Thomas, called Didymus, one of the Twelve, was not with them when Jesus came. So the other disciples said to him, “We have seen the Lord.” But he said to them, “Unless I see the mark of the nails in his hands and put my finger into the nail marks and put my hand into his side, I will not believe.”
I have had many times in my life when I have used the phrase, “I doubt it.” I remember when I was waiting to hear back from graduate school to see if I was going to be accepted. People would ask me if I thought I would get in to the school that was top on my list, in my in breath I thought, “I doubt it,” and what in my exhale breath I said out loud, “I hope so.”

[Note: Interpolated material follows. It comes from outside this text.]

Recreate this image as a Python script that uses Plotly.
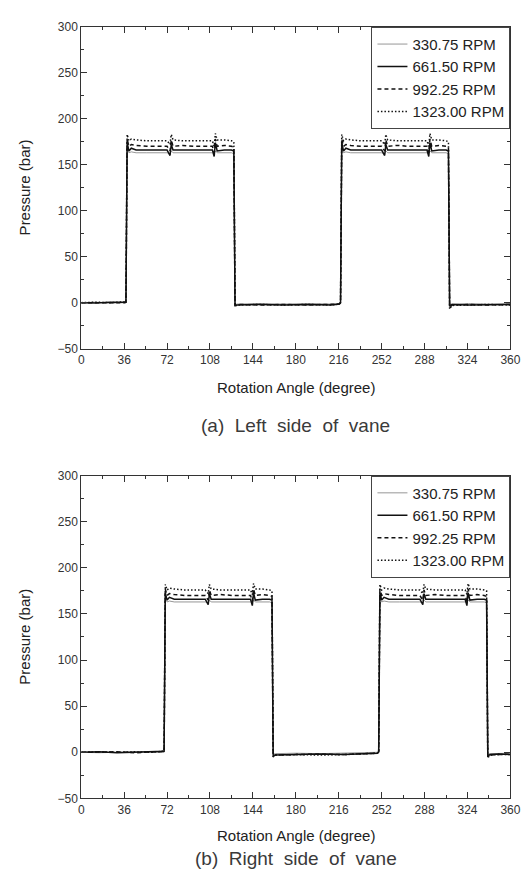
import plotly.graph_objects as go

# ---------------- data ----------------
series_names = ["330.75 RPM", "661.50 RPM", "992.25 RPM", "1323.00 RPM"]

# (a) Left side of vane
angle_a = [0, 12, 24, 36.5,
           37.5, 38.5, 40, 42, 46, 55, 65, 72, 74.5, 75.5, 77, 85, 95, 105, 110, 111.5, 112.5, 114, 120, 126, 128, 129,
           131, 150, 170, 190, 210, 216.5,
           217.5, 218.5, 220, 222, 226, 235, 245, 252, 254.5, 255.5, 257, 265, 275, 285, 290, 291.5, 292.5, 294, 300, 306, 308, 309,
           311, 325, 340, 360]

p_a_330 = [0, 0.5, -0.5, 0,
           0, 168, 163, 164, 163, 163, 163, 163, 162, 165, 163, 163, 163, 163, 163, 162, 165, 163, 163, 163, 162, -2,
           -1.5, -1, -1.5, -1, -1.5, -1,
           0, 168, 163, 164, 163, 163, 163, 163, 162, 165, 163, 163, 163, 163, 163, 162, 165, 163, 163, 163, 162, -2,
           -1.5, -1, -1.5, -1]
p_a_661 = [0, -0.5, 0.5, 0.5,
           0.5, 174, 165, 168, 166, 166, 166, 166, 160, 172, 166, 166, 166, 166, 166, 159, 174, 165, 166, 166, 165, -3,
           -2.5, -2, -2.5, -2, -2.5, -1.5,
           0, 174, 165, 168, 166, 166, 166, 166, 160, 172, 166, 166, 166, 166, 166, 159, 174, 165, 166, 166, 165, -4,
           -2, -2.5, -2, -2]
p_a_992 = [0, 0, -0.5, 0,
           0.5, 178, 170, 172, 171, 170, 170, 170, 165, 177, 170, 171, 170, 170, 170, 163, 178, 170, 171, 170, 169, -3,
           -2, -2.5, -2, -2.5, -2, -1.5,
           0, 178, 170, 172, 171, 170, 170, 170, 165, 177, 170, 171, 170, 170, 170, 163, 178, 170, 171, 170, 169, -5,
           -2.5, -2, -2.5, -2]
p_a_1323 = [0, 0.5, 0, 0.5,
            1, 183, 176, 178, 177, 176, 176, 176, 172, 183, 177, 176, 176, 176, 176, 170, 184, 177, 177, 176, 175, -4,
            -2.5, -2, -2.5, -2, -2.5, -1.5,
            0.5, 183, 176, 178, 177, 176, 176, 176, 172, 183, 177, 176, 176, 176, 176, 170, 184, 177, 177, 176, 175, -7,
            -3, -2.5, -2, -2.5]

# (b) Right side of vane
angle_b = [0, 15, 30, 45, 60, 68.5,
           69.5, 70.5, 72, 74, 78, 87, 97, 104, 106.5, 107.5, 109, 117, 127, 137, 142, 143.5, 144.5, 146, 152, 158, 160, 161,
           163, 180, 200, 220, 240, 248.5,
           249.5, 250.5, 252, 254, 258, 267, 277, 284, 286.5, 287.5, 289, 297, 307, 317, 322, 323.5, 324.5, 326, 332, 338, 340, 341,
           343, 350, 360]

p_b_330 = [0, -0.5, 0, 0.5, 0, 0,
           0, 167, 163, 164, 163, 163, 163, 163, 162, 165, 163, 163, 163, 163, 163, 162, 165, 163, 163, 163, 162, -2,
           -1.5, -1, -1.5, -1, -1, -0.5,
           0, 167, 163, 164, 163, 163, 163, 163, 162, 165, 163, 163, 163, 163, 163, 162, 165, 163, 163, 163, 162, -2,
           -1.5, -1, -1]
p_b_661 = [0, 0.5, -0.5, 0, 0.5, 0.5,
           1, 173, 165, 168, 166, 166, 166, 166, 160, 172, 166, 166, 166, 166, 166, 159, 173, 165, 166, 166, 165, -4,
           -3, -2.5, -2, -2.5, -2, -1,
           0.5, 173, 165, 168, 166, 166, 166, 166, 160, 172, 166, 166, 166, 166, 166, 159, 173, 165, 166, 166, 165, -4,
           -2.5, -2, -2.5]
p_b_992 = [0, 0, 0.5, -0.5, 0, 0.5,
           1, 177, 170, 172, 171, 170, 170, 170, 165, 176, 170, 171, 170, 170, 170, 164, 177, 170, 171, 170, 169, -4,
           -3, -2.5, -2, -2.5, -2, -1,
           0.5, 177, 170, 172, 171, 170, 170, 170, 165, 176, 170, 171, 170, 170, 170, 164, 177, 170, 171, 170, 169, -5,
           -3, -2.5, -2]
p_b_1323 = [0, 0.5, 0, 0.5, 0, 1,
            1.5, 182, 176, 178, 177, 176, 176, 176, 172, 182, 177, 176, 176, 176, 176, 171, 183, 177, 177, 176, 175, -5,
            -3, -2.5, -3, -2.5, -2, -1,
            1, 182, 176, 178, 177, 176, 176, 176, 172, 182, 177, 176, 176, 176, 176, 171, 183, 177, 177, 176, 175, -6,
            -3, -2.5, -2.5]

x_ticks = [0, 36, 72, 108, 144, 180, 216, 252, 288, 324, 360]
y_ticks = [-50, 0, 50, 100, 150, 200, 250, 300]

# ---------------- styles ----------------
styles = [
    dict(color="#8a8a8a", width=0.9, dash="solid"),
    dict(color="#111111", width=1.5, dash="solid"),
    dict(color="#111111", width=1.5, dash="4px,3px"),
    dict(color="#111111", width=1.5, dash="1.5px,2px"),
]

fig = go.Figure()

data_a = [p_a_330, p_a_661, p_a_992, p_a_1323]
data_b = [p_b_330, p_b_661, p_b_992, p_b_1323]

for name, ys, st in zip(series_names, data_a, styles):
    fig.add_trace(go.Scatter(x=angle_a, y=ys, mode="lines", name=name, line=st,
                             xaxis="x", yaxis="y", legend="legend", showlegend=True))
for name, ys, st in zip(series_names, data_b, styles):
    fig.add_trace(go.Scatter(x=angle_b, y=ys, mode="lines", name=name, line=st,
                             xaxis="x2", yaxis="y2", legend="legend2", showlegend=True))

W, H = 530, 884
xd = [72 / W, 512 / W]
yd_a = [1 - 339 / H, 1 - 12 / H]
yd_b = [1 - 796 / H, 1 - 468 / H]

tickfont = dict(family="Liberation Sans, Arial", size=12, color="#333333")

def xaxis_cfg(anchor):
    return dict(domain=xd, anchor=anchor, range=[0, 360], tickvals=x_ticks, ticks="inside",
                ticklen=6, tickwidth=1, tickcolor="#333", showline=True, linecolor="#333",
                linewidth=1, mirror="ticks", showgrid=False, zeroline=False, tickfont=tickfont,
                minor=dict(ticks="inside", dtick=18, tick0=0, ticklen=3, tickcolor="#333", showgrid=False))

def yaxis_cfg(anchor, dom):
    return dict(domain=dom, anchor=anchor, range=[-50, 300], tickvals=y_ticks, ticks="inside",
                ticklen=6, tickwidth=1, tickcolor="#333", showline=True, linecolor="#333",
                linewidth=1, mirror="ticks", showgrid=False, zeroline=False, tickfont=tickfont,
                minor=dict(ticks="inside", dtick=25, tick0=0, ticklen=3, tickcolor="#333", showgrid=False))

legend_cfg = dict(xanchor="right", yanchor="top", bgcolor="white", bordercolor="#444", borderwidth=1,
                  font=dict(family="Liberation Sans, Arial", size=15, color="#222"),
                  tracegroupgap=0, itemwidth=30)

fig.update_layout(
    width=W, height=H,
    margin=dict(l=0, r=0, t=0, b=0),
    paper_bgcolor="white", plot_bgcolor="white",
    xaxis=xaxis_cfg("y"), yaxis=yaxis_cfg("x", yd_a),
    xaxis2=xaxis_cfg("y2"), yaxis2=yaxis_cfg("x2", yd_b),
    legend=dict(x=xd[1], y=yd_a[1], **legend_cfg),
    legend2=dict(x=xd[1], y=yd_b[1], **legend_cfg),
)

lab = dict(family="Liberation Sans, Arial", size=15, color="#222")
cap = dict(family="Liberation Sans, Arial", size=19, color="#3a3a3a")
xc = (xd[0] + xd[1]) / 2
ann = [
    dict(text="Rotation Angle (degree)", x=xc, y=1 - 378 / H, font=lab),
    dict(text="(a)  Left  side  of  vane".replace("  ", "\u00a0 "), x=xc, y=1 - 417 / H, font=cap),
    dict(text="Rotation Angle (degree)", x=xc, y=1 - 834 / H, font=lab),
    dict(text="(b)  Right  side  of  vane".replace("  ", "\u00a0 "), x=xc, y=1 - 857 / H, font=cap),
    dict(text="Pressure (bar)", x=14 / W, y=(yd_a[0] + yd_a[1]) / 2, font=lab, textangle=-90),
    dict(text="Pressure (bar)", x=14 / W, y=(yd_b[0] + yd_b[1]) / 2, font=lab, textangle=-90),
]
for a in ann:
    fig.add_annotation(xref="paper", yref="paper", showarrow=False, xanchor="center", yanchor="middle", **a)

fig.write_html("out.html")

I know that for the things I really want to believe or hope will happen, I often hedge my bet with “I doubt it.” I know it seems like a silly way to think and plan, but somehow at least until recently, it was a way to protect myself from being disappointed.
In the gospel for Sunday 19th, we encounter yet another experience of a disciple being afraid to accept that their beloved Lord had risen from the dead. Peter and the other disciples did not believe Mary Magdalene when she came to them to tell them she had seen the Lord; in fact they ran to the tomb to check the story out. This week we hear again the story which gave Thomas his nick name, “Doubting Thomas.”
Maybe Thomas is like me, afraid to believe that his deepest hope is true, that the Jesus has risen and is the Messiah. Maybe like most of us he has had experiences where his dreams and hopes didn’t take place and his response to that disappointment knocked the wind out of his sails.
What is really amazing to me is that when Jesus addressed his disciples with peace and invited Thomas to touch His wounds, Thomas didn’t deny his previous statement but rather moved to a statement of faith, “My Lord and God.” As I walk this Easter season’s invitation to live the Good News of Jesus’ resurrection I want to leave behind my disclaimer “I doubt it,” to history as I live into the Easter reality, “My Lord and My God.”